Most jobs can be eliminated with existing automation technology without decreasing GDP.

The only jobs people should be doing are the kind of jobs people would do for free: caring for others, science and art or whatever else people find fun, worthy and interesting.

To do this, just make everyone a millionaire. Pay every adult an income of $25k per year. And increase their income $1500 per year. This can be completely funded by using existing federal income taxes.

For more info on an economy that pursues wealth and technology visit www.FellowshipOfLuca.com it is actually an online version of the board game Risk but promotes this philosophy as part of the game's theme.

wordy said...

Hi Tom!
Continuing our debate. So Dean says: "in Germany they are experiencing the recession in the form of shorter workweeks and longer vacations."
Well, that's a very deceptive formulation. You know what Kurzarbeit is - a measure to offer a shorter workweek now so it can be rescinded again when the good times are back. Actually, in contrast to the U.S., the average workweek has increased in Germany in the years before the crisis hit. Vacations are, however, still a lot longer here than in the U.S.
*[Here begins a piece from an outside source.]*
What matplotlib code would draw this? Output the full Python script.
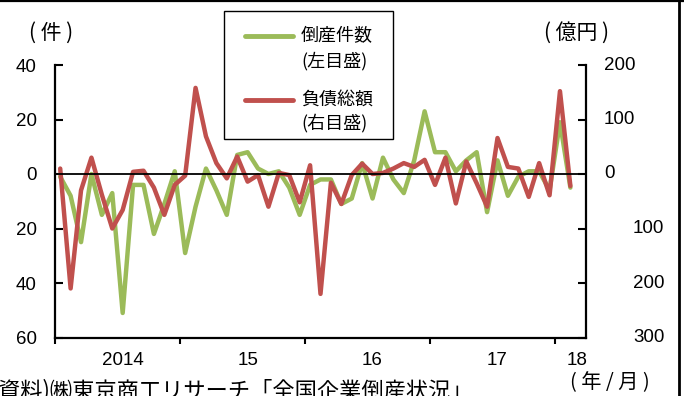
import matplotlib
matplotlib.use("Agg")
import matplotlib.pyplot as plt
import matplotlib.transforms as mtransforms
from matplotlib import font_manager
from matplotlib.lines import Line2D
from matplotlib.patches import Rectangle
import numpy as np
import pandas as pd

# ---------------- data ----------------
months = pd.period_range("2014-01", "2018-02", freq="M").astype(str).tolist()

# 倒産件数 前年同月比増減（件, left axis)
bankrupt_count = [-1, -8, -25, 0, -15, -7, -51, -4, -4, -22, -11, 1,
                  -29, -12, 2, -6, -15, 7, 8, 2, 0, 1, -5, -15,
                  -4, -2, -2, -11, -9, 4, -9, 6, -2, -7, 5, 23,
                  8, 8, 1, 5, 8, -14, 5, -8, -1, 1, 1, -6,
                  19, -5]

# 負債総額 前年同月比増減（億円, right axis)
debt_total = [10, -210, -30, 30, -38, -100, -66, 4, 6, -25, -75, -20,
              -3, 158, 69, 20, -8, 32, -14, -2, -60, 2, -2, -52,
              16, -220, -16, -55, -2, 19, 0, 2, 10, 20, 13, 26,
              -20, 30, -54, 23, -17, -60, 66, 13, 10, -42, 20, -39,
              152, -22]

left_ticks = [40, 20, 0, -20, -40, -60]
left_labels = ["40", "20", "0", "20", "40", "60"]
right_ticks = [200, 100, 0, -100, -200, -300]
right_labels = ["200", "100", "0", "100", "200", "300"]
year_labels = ["2014", "15", "16", "17", "18"]
year_label_pos = [6, 18, 30, 42, 49.6]
year_boundaries = [-0.5, 11.5, 23.5, 35.5, 47.5]

series_names = ["倒産件数", "負債総額"]
series_notes = ["(左目盛)", "(右目盛)"]

GREEN = "#9BBB59"
RED = "#C0504D"

# ---------------- fonts ----------------
names = {f.name for f in font_manager.fontManager.ttflist}
if "Liberation Sans Narrow" in names:
    NUM, NUM_SIZE = "Liberation Sans Narrow", 15
else:
    NUM, NUM_SIZE = "Liberation Sans", 13.5
CJK = ["Noto Sans CJK JP", "DejaVu Sans"]

W, H = 684, 396
fig = plt.figure(figsize=(W / 100, H / 100), dpi=100)
fig.patch.set_facecolor("white")

ax = fig.add_axes([55 / W, 1 - 337.5 / H, 531 / W, (337.5 - 65) / H])
ax.set_xlim(-0.5, 50.5)
ax.set_ylim(-60, 40)
ax2 = ax.twinx()
ax2.set_ylim(-300, 200)

x = np.arange(len(months))
ax.plot(x, bankrupt_count, color=GREEN, lw=3.2, solid_capstyle="round", zorder=3)
ax2.plot(x, debt_total, color=RED, lw=3.2, solid_capstyle="round", zorder=3)
ax2.axhline(0, color="black", lw=1.3, zorder=5)

# spines
for s in ["top", "right"]:
    ax.spines[s].set_visible(False)
for s in ["top", "left", "bottom"]:
    ax2.spines[s].set_visible(False)
ax.spines["left"].set_linewidth(1.6)
ax.spines["bottom"].set_linewidth(1.6)
ax2.spines["right"].set_linewidth(1.6)

# left axis
ax.set_yticks(left_ticks)
ax.set_yticklabels(left_labels, fontfamily=NUM, fontsize=NUM_SIZE)
ax.tick_params(axis="y", direction="in", length=5.5, width=1.5, pad=13)

# x axis
ax.set_xticks(year_boundaries)
ax.set_xticklabels([])
ax.tick_params(axis="x", which="major", direction="out", length=4.5, width=1.5)
ax.set_xticks(year_label_pos, minor=True)
ax.set_xticklabels(year_labels, minor=True, fontfamily=NUM, fontsize=NUM_SIZE)
ax.tick_params(axis="x", which="minor", length=0, pad=10.5)

# right axis
ax2.set_yticks(right_ticks)
ax2.set_yticklabels([])
ax2.tick_params(axis="y", direction="in", length=5.5, width=1.5)
tr = mtransforms.blended_transform_factory(ax2.transAxes, ax2.transData)
for v, lab in zip(right_ticks, right_labels):
    xa = (604 - 55) / 531 if v >= 0 else (633 - 55) / 531
    ax2.text(xa, v, lab, transform=tr, ha="left", va="center",
             fontfamily=NUM, fontsize=NUM_SIZE, clip_on=False)

# unit labels
fig.text(51 / W, 1 - 33 / H, "( 件 )", ha="center", va="center", family=CJK, size=15)
fig.text(577 / W, 1 - 33 / H, "( 億円 )", ha="center", va="center", family=CJK, size=15)
fig.text(610 / W, 1 - 383 / H, "( 年 / 月 )", ha="center", va="center", family=CJK, size=14.5)

# legend box (manual)
fig.add_artist(Rectangle((224 / W, 1 - 139 / H), (393 - 224) / W, (139 - 11) / H,
                         transform=fig.transFigure, fc="white", ec="black", lw=1.0, zorder=6))
for col, name, note, yl, yn in [(GREEN, series_names[0], series_notes[0], 36, 61),
                                (RED, series_names[1], series_notes[1], 100, 123)]:
    fig.add_artist(Line2D([245 / W, 293 / W], [1 - yl / H] * 2, color=col, lw=3.5,
                          solid_capstyle="round", transform=fig.transFigure, zorder=7))
    fig.text(301 / W, 1 - yl / H, name, ha="left", va="center", family=CJK, size=13, zorder=7)
    fig.text(301 / W, 1 - yn / H, note, ha="left", va="center", family=CJK, size=13, zorder=7)

# source (cut at bottom edge, as in the reference)
fig.text(-2 / W, -1 / H, "資料)㈱東京商工リサーチ「全国企業倒産状況」", ha="left",
         va="baseline", family=CJK, size=16)

# figure border (top and right)
fig.add_artist(Line2D([0, 1], [1 - 1 / H] * 2, color="black", lw=1.6, transform=fig.transFigure))
fig.add_artist(Line2D([679 / W] * 2, [0, 1], color="black", lw=2.0, transform=fig.transFigure))

fig.savefig("out.png", dpi=100)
And Dean fudges the government revenue issue. Taxing speculation so deficit hawks can be appeased? That means that you have to make sure that there will always be a lot of speculation to tax! You can't fool a deficit terrorist with verbiage like that. Much better to increase speculation by eliminating taxes on it in order to ensure that the real economy will have ever more work to do to finance the financiers! Now that's a job creation plan!

Sandwichman said...

Hi wordy!

"Continuing our debate..." I told you, your time is up. If you want to continue the debate, you'll have to pay another five pounds.